Pareto efficiency and Competitive Equilibrium

Agent a utility function min(x,2y) endowment (4,0)
Agent b utility function min(2x+y,x+2y) endowment  (0,3)

Find out:

1- Pareto optimal allocation

2- Competitive equilibrium prices and allocations

3-Utility possibility frontier

 Will the pareto efficient allocations be the y2 axis?
Please help me with a detailed answer.

Pareto Optimal Allocations will be points on the line yA = xA/2.
Competitive Equilibrium prices are p(x) = 1 p(y) = 2,  (xA=2, yA = 1), (xB=2, yB = 2).
Now figure out the UPF by plotting Edgeworth Box.

Sir,

Wouldn't some x(b)=y(b) also not satisfy pareto optimality? For any point to the right of the intersection of y(a)=x(a)/2 and x(b)=y(b) and on the first line distributes utilities in the same manner as any point between the two lines on the same y coordinate? As in, the indifference curves coincide for a set of points.
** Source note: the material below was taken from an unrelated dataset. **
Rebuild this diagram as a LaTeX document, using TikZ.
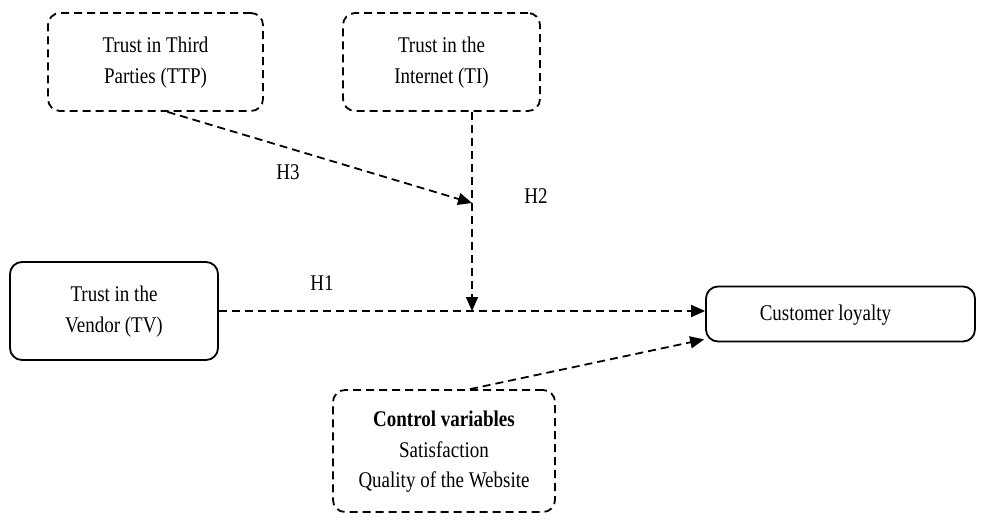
\documentclass[tikz,border=0pt]{standalone}
\usepackage{fontspec}
\setmainfont{Liberation Serif}
\usetikzlibrary{arrows.meta,calc}
\newcommand{\tallt}[1]{\scalebox{1}[1.18]{\begin{tabular}{@{}c@{}}#1\end{tabular}}}
\begin{document}
\begin{tikzpicture}[x=1pt,y=-1pt,
  every node/.style={font=\fontsize{19}{25.5}\selectfont},
  box/.style={draw, line width=1.8pt, rounded corners=12pt, align=center, inner sep=0pt},
  dbox/.style={box, dash pattern=on 8pt off 5pt},
  link/.style={line width=1.8pt, dash pattern=on 8pt off 5pt, -{Triangle[length=14pt,width=12pt]}},
  lbl/.style={inner sep=0pt}
]
\useasboundingbox (0,0) rectangle (992,525);
\node[dbox, minimum width=215pt, minimum height=98pt] (TTP) at (155.5,62) {\tallt{Trust in Third\\Parties (TTP)}};
\node[dbox, minimum width=197pt, minimum height=98pt] (TI) at (441.5,62) {\tallt{Trust in the\\Internet (TI)}};
\node[box, minimum width=208pt, minimum height=98pt] (TV) at (114,311) {\tallt{Trust in the\\Vendor (TV)}};
\node[box, minimum width=269pt, minimum height=55pt] (CL) at (840.5,314) {\tallt{Customer loyalty}\hspace*{30pt}};
\node[dbox, minimum width=222pt, minimum height=122pt] (CV) at (444,451) {\tallt{\textbf{Control variables}\\Satisfaction\\Quality of the Website}};
\coordinate (m) at (472,311);
\coordinate (h3) at (472,203);
\draw[link] (TV.east) -- (TV.east -| CL.west);
\draw[link] (TI.south -| m) -- (m);
\draw[link] ($(TTP.south)+(12,0)$) -- (h3);
\draw[link] ($(CV.north)+(26,0)$) -- ($(CL.south west)+(-1,-3)$);
\node[lbl] (H1) at (322,284) {\tallt{H1}};
\node[lbl] (H2) at (536,197) {\tallt{H2}};
\node[lbl] (H3) at (288,173) {\tallt{H3}};
\end{tikzpicture}
\end{document}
Moreover, if x(b)=y(b), the only way to make person 2 better off is to move on the above line, for if we stray, we're giving him some x or y which doesn't affect his minimum so can be used for person 1s welfare. But if we do move on this line, we're taking away both x and y from the first person. Similarly, if we remain on the same indifference curve of b, we're giving him extra Without changing his utility, so we're taking something away from 1, which can't increase his utility. Hence this is a pareto optimap point.